Transcribe the records below from the first line to the line that includes "const yAxisTitle = 'Registration Rate (%)';", inclusive, and omit the pictures.

--------

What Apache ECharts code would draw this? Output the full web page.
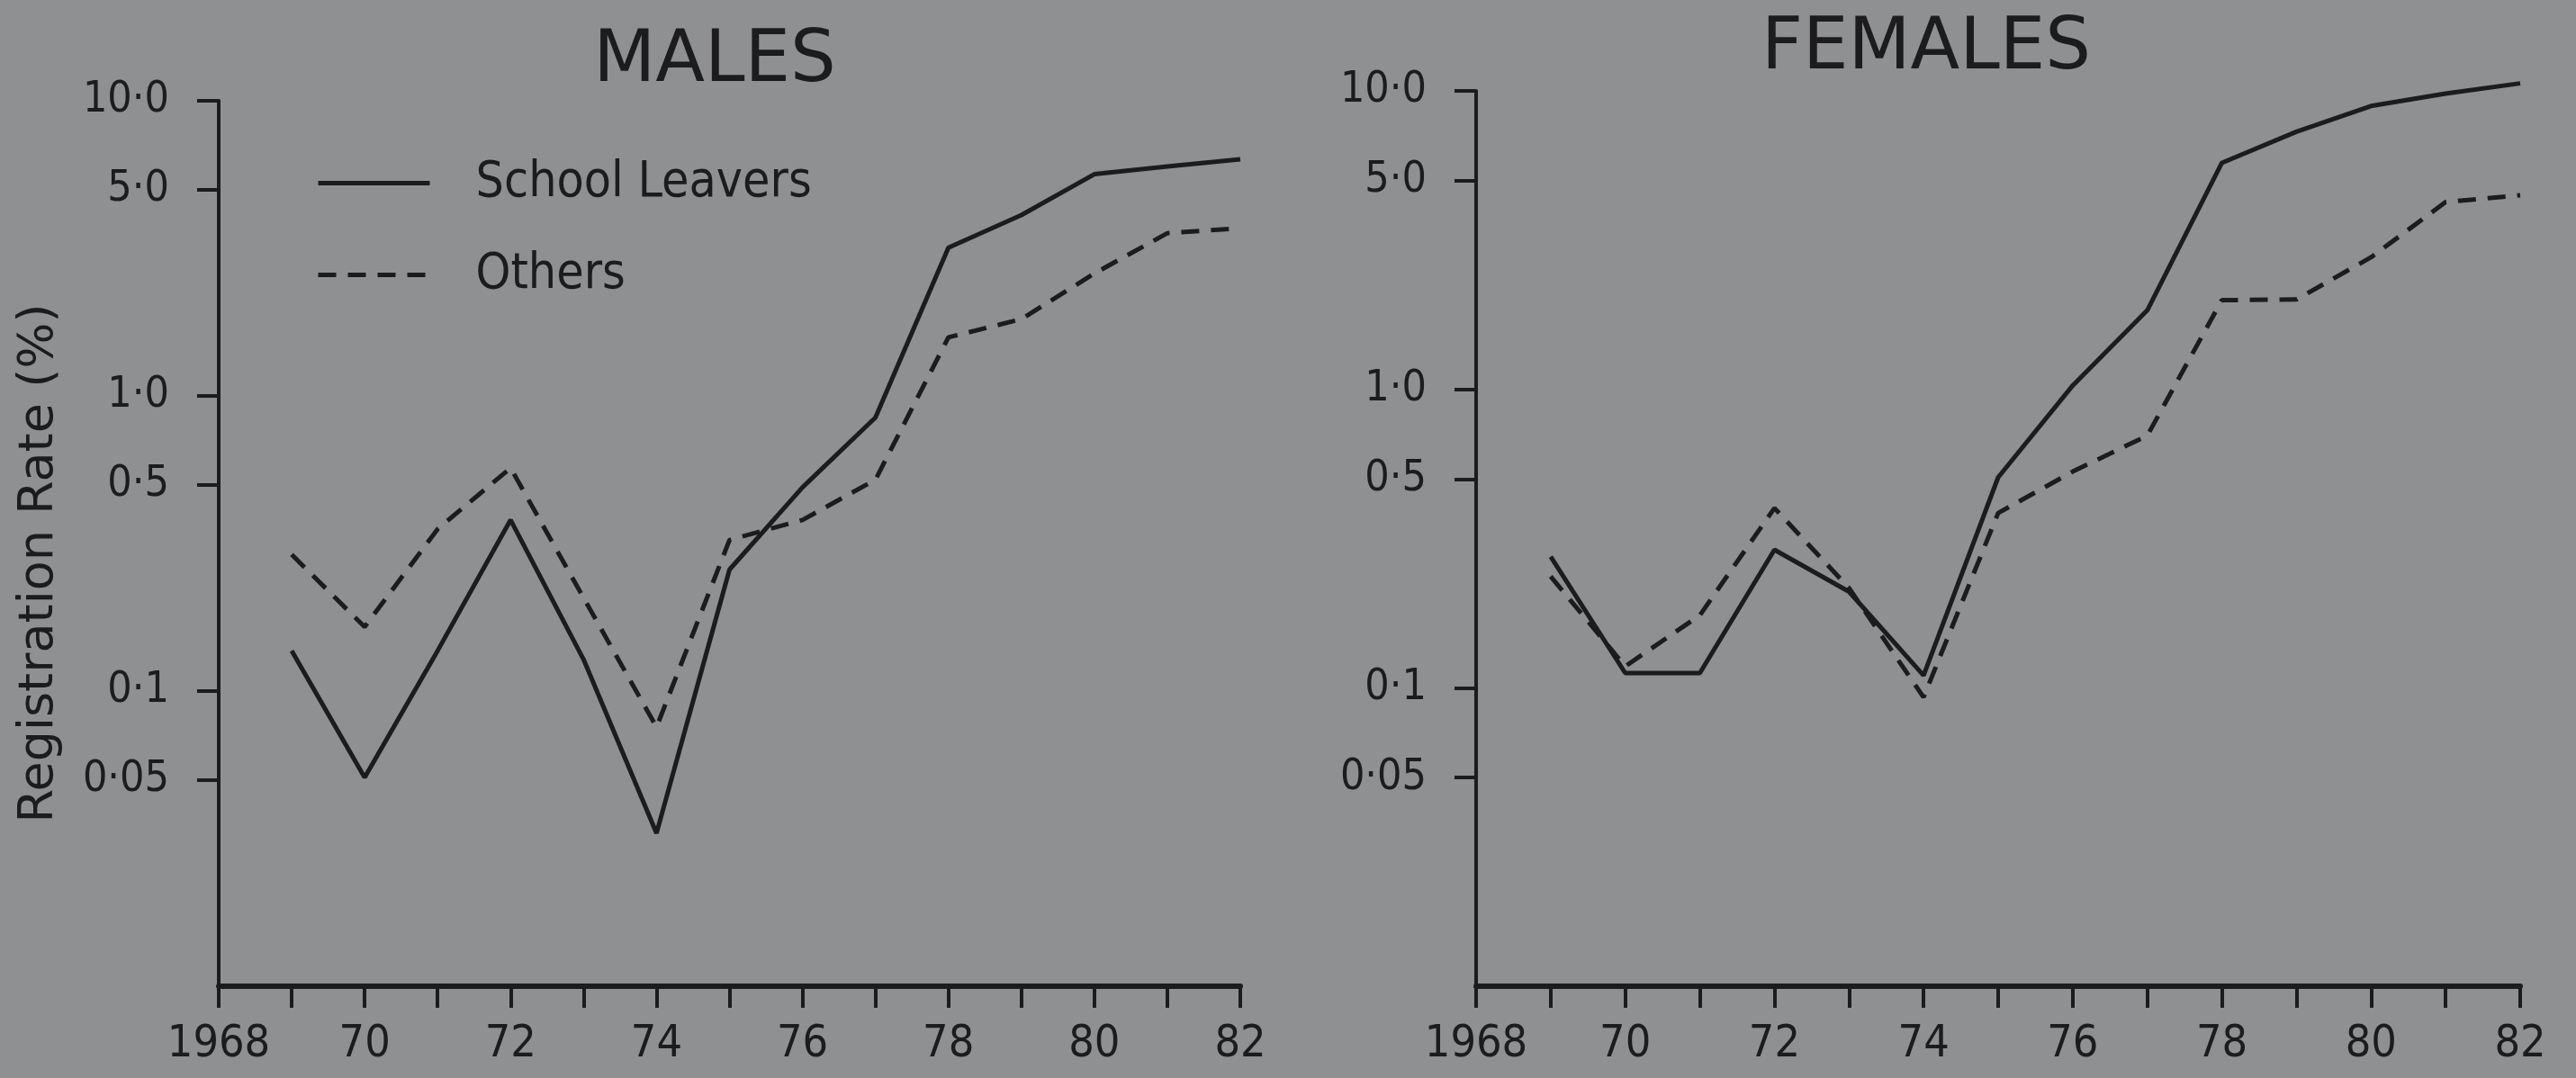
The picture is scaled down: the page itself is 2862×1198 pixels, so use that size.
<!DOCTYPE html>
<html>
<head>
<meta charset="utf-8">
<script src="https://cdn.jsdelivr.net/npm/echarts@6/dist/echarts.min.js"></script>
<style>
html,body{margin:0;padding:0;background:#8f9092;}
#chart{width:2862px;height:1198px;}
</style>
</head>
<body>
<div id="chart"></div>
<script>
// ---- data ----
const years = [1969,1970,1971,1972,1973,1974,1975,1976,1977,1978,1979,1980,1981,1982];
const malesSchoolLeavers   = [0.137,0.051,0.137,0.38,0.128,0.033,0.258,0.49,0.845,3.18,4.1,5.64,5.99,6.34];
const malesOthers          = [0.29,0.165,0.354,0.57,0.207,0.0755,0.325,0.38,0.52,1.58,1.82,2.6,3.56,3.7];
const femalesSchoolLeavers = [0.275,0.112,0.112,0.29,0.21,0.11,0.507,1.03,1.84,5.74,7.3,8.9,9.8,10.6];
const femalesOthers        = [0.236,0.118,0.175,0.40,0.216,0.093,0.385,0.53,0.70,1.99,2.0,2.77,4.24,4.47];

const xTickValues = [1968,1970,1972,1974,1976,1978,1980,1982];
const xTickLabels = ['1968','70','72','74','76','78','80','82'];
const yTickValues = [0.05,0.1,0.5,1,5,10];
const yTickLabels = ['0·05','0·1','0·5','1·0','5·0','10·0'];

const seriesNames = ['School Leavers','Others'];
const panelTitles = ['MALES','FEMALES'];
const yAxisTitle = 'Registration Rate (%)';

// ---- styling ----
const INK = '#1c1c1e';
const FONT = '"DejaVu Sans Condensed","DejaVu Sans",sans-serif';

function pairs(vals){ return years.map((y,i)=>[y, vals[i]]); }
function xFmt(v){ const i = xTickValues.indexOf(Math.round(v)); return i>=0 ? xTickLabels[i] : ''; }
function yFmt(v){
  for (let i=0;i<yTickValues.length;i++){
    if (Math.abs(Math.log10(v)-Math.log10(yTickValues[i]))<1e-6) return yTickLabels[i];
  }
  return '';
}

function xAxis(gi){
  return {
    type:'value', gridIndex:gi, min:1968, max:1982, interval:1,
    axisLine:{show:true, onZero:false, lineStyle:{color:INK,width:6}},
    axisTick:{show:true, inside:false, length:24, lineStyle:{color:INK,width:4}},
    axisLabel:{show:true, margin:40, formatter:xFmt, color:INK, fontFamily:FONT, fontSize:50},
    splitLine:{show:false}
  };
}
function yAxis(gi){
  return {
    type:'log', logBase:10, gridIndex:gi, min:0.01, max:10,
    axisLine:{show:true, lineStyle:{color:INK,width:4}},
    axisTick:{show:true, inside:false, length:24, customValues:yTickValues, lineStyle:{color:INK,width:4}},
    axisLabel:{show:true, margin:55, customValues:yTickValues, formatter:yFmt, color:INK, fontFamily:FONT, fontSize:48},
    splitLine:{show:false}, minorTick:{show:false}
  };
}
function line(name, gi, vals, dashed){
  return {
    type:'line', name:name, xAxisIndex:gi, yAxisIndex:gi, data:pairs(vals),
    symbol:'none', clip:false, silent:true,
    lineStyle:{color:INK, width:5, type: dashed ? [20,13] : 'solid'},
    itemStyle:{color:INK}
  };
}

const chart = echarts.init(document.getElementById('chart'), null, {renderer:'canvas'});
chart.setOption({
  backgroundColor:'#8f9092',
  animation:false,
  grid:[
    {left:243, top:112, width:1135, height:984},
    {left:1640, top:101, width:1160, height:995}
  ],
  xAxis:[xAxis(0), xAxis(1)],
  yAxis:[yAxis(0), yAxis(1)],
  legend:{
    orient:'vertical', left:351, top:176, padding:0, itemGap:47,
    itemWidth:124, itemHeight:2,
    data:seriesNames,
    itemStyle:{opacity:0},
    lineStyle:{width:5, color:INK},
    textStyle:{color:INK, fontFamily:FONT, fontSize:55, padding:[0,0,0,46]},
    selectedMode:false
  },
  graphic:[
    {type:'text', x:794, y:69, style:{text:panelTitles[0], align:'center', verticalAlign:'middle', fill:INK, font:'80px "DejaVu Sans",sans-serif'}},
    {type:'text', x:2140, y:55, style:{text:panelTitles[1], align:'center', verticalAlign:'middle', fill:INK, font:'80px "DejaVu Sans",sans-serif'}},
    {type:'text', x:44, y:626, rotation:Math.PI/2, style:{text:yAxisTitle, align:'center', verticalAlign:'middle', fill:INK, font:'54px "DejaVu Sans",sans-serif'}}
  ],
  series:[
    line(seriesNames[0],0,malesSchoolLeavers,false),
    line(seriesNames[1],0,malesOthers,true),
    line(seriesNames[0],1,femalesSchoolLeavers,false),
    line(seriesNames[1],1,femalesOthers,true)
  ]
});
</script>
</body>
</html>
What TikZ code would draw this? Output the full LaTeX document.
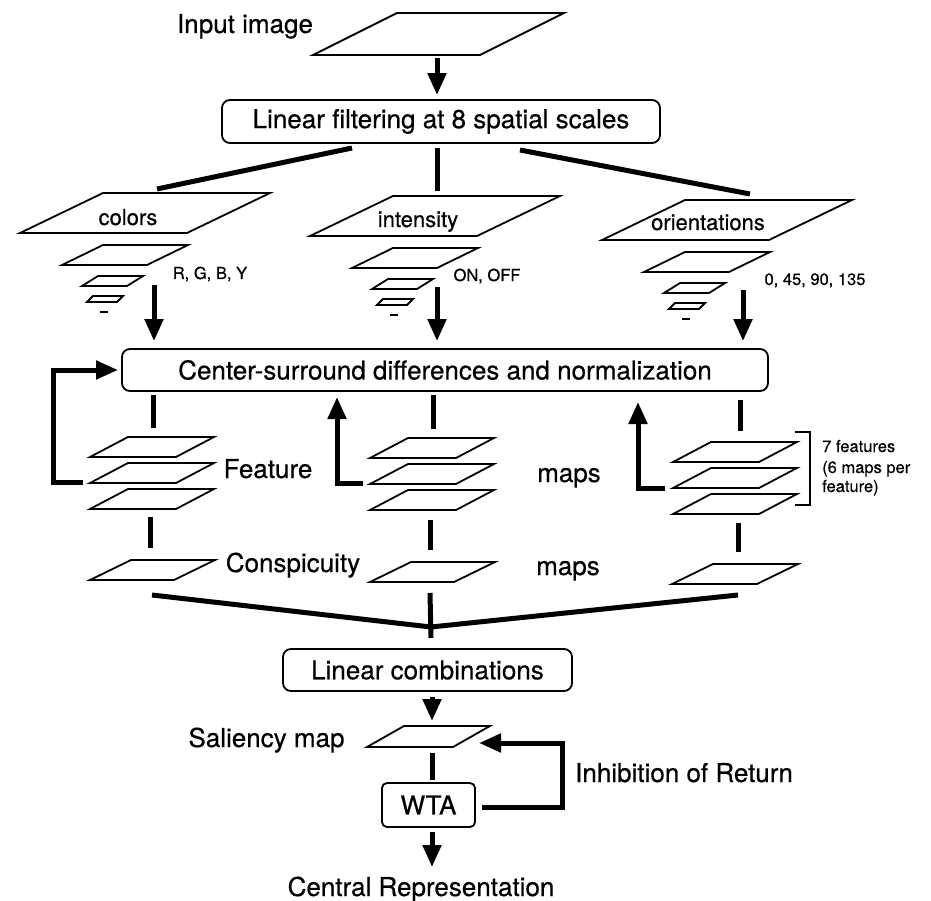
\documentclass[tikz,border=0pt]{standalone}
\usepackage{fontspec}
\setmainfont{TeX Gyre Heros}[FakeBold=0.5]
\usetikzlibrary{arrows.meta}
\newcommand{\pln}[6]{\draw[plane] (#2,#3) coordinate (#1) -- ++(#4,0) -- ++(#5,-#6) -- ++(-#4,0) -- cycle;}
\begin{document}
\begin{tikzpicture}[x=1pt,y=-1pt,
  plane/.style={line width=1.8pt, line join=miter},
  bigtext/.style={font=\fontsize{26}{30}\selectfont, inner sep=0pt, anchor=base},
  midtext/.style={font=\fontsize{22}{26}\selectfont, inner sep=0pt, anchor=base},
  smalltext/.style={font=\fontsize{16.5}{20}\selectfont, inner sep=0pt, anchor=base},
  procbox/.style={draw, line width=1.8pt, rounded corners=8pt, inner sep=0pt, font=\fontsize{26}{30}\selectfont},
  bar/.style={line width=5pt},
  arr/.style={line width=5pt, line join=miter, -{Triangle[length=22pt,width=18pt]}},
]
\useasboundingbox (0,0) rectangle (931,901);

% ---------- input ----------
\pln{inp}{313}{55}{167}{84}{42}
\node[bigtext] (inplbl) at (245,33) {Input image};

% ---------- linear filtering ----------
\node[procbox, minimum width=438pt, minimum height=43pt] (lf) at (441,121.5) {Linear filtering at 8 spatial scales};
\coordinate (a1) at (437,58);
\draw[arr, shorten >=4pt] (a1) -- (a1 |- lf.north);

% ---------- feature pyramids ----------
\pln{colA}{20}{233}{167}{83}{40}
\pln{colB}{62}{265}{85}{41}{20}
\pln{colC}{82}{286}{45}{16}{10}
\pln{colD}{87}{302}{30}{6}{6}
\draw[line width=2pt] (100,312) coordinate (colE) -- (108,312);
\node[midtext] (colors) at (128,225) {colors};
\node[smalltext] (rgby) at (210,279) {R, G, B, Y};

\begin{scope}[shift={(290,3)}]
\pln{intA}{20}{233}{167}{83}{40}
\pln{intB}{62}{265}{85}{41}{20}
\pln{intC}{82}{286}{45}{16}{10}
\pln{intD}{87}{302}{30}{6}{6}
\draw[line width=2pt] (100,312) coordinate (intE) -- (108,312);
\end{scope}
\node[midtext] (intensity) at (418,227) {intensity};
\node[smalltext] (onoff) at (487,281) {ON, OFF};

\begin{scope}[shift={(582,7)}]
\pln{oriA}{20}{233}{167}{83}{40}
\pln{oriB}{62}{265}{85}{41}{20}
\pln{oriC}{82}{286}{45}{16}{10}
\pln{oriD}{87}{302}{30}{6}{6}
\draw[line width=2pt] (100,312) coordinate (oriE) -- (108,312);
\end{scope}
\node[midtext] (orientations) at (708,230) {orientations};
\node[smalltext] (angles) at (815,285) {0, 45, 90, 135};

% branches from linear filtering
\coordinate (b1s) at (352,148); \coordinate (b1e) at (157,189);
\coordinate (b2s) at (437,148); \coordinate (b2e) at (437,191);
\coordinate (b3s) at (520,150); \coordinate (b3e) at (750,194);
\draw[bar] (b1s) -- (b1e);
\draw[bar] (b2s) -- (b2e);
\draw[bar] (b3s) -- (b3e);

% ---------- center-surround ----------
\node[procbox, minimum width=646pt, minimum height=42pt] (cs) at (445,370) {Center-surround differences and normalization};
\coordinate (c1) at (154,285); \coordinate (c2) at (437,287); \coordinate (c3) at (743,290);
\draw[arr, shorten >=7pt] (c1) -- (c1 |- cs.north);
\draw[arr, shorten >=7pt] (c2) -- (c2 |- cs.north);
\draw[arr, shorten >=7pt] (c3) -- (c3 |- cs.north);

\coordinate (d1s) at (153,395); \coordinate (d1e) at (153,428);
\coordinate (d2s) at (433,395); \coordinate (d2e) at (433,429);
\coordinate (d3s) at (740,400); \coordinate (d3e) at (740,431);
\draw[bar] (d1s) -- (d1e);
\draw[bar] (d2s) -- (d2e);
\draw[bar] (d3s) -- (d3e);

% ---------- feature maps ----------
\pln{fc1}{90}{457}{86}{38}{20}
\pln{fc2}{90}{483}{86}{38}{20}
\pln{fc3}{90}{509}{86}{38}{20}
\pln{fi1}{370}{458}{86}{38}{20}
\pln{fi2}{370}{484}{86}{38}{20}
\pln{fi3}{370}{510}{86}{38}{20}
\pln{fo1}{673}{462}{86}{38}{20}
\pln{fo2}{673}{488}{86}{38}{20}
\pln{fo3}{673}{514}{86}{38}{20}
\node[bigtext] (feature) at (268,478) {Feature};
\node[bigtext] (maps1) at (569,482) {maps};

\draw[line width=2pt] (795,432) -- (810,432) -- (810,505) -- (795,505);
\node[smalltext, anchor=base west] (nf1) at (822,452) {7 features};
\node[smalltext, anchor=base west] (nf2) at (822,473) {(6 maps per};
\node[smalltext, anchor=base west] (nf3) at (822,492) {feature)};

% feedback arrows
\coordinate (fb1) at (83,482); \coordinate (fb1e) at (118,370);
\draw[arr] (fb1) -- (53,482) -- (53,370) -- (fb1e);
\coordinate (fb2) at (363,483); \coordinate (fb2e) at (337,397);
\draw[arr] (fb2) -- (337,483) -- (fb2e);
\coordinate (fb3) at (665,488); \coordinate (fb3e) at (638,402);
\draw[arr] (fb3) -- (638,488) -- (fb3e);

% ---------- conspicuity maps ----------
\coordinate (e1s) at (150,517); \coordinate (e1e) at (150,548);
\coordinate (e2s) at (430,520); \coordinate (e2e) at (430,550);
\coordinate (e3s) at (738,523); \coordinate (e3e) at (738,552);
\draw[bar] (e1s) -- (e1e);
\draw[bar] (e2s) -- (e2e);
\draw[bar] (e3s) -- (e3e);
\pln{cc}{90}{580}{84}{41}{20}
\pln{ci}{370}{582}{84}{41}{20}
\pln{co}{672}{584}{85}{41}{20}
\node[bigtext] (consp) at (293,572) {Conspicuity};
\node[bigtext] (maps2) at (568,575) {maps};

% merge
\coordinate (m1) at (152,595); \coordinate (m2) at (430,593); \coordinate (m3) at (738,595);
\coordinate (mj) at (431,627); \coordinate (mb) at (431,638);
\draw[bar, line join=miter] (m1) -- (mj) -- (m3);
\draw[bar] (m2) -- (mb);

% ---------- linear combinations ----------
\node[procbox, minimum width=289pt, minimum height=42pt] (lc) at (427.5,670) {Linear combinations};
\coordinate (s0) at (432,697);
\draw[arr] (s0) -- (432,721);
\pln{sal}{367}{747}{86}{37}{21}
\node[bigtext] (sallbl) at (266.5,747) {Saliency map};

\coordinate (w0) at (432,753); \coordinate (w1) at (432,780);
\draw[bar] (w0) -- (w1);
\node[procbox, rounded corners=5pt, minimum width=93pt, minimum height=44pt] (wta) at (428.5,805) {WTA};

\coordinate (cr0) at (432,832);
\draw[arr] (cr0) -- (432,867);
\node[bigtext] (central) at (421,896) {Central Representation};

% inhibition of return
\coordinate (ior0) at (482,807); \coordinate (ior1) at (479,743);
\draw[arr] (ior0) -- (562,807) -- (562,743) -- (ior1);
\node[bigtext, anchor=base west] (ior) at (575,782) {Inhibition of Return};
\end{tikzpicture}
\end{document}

--------

Answer to the exercise >>
What Apache ECharts code would draw this? Output the full web page.
The picture is scaled down: the page itself is 2862×1198 pixels, so use that size.
<!DOCTYPE html>
<html>
<head>
<meta charset="utf-8">
<script src="https://cdn.jsdelivr.net/npm/echarts@6/dist/echarts.min.js"></script>
<style>
html,body{margin:0;padding:0;background:#8f9092;}
#chart{width:2862px;height:1198px;}
</style>
</head>
<body>
<div id="chart"></div>
<script>
// ---- data ----
const years = [1969,1970,1971,1972,1973,1974,1975,1976,1977,1978,1979,1980,1981,1982];
const malesSchoolLeavers   = [0.137,0.051,0.137,0.38,0.128,0.033,0.258,0.49,0.845,3.18,4.1,5.64,5.99,6.34];
const malesOthers          = [0.29,0.165,0.354,0.57,0.207,0.0755,0.325,0.38,0.52,1.58,1.82,2.6,3.56,3.7];
const femalesSchoolLeavers = [0.275,0.112,0.112,0.29,0.21,0.11,0.507,1.03,1.84,5.74,7.3,8.9,9.8,10.6];
const femalesOthers        = [0.236,0.118,0.175,0.40,0.216,0.093,0.385,0.53,0.70,1.99,2.0,2.77,4.24,4.47];

const xTickValues = [1968,1970,1972,1974,1976,1978,1980,1982];
const xTickLabels = ['1968','70','72','74','76','78','80','82'];
const yTickValues = [0.05,0.1,0.5,1,5,10];
const yTickLabels = ['0·05','0·1','0·5','1·0','5·0','10·0'];

const seriesNames = ['School Leavers','Others'];
const panelTitles = ['MALES','FEMALES'];
const yAxisTitle = 'Registration Rate (%)';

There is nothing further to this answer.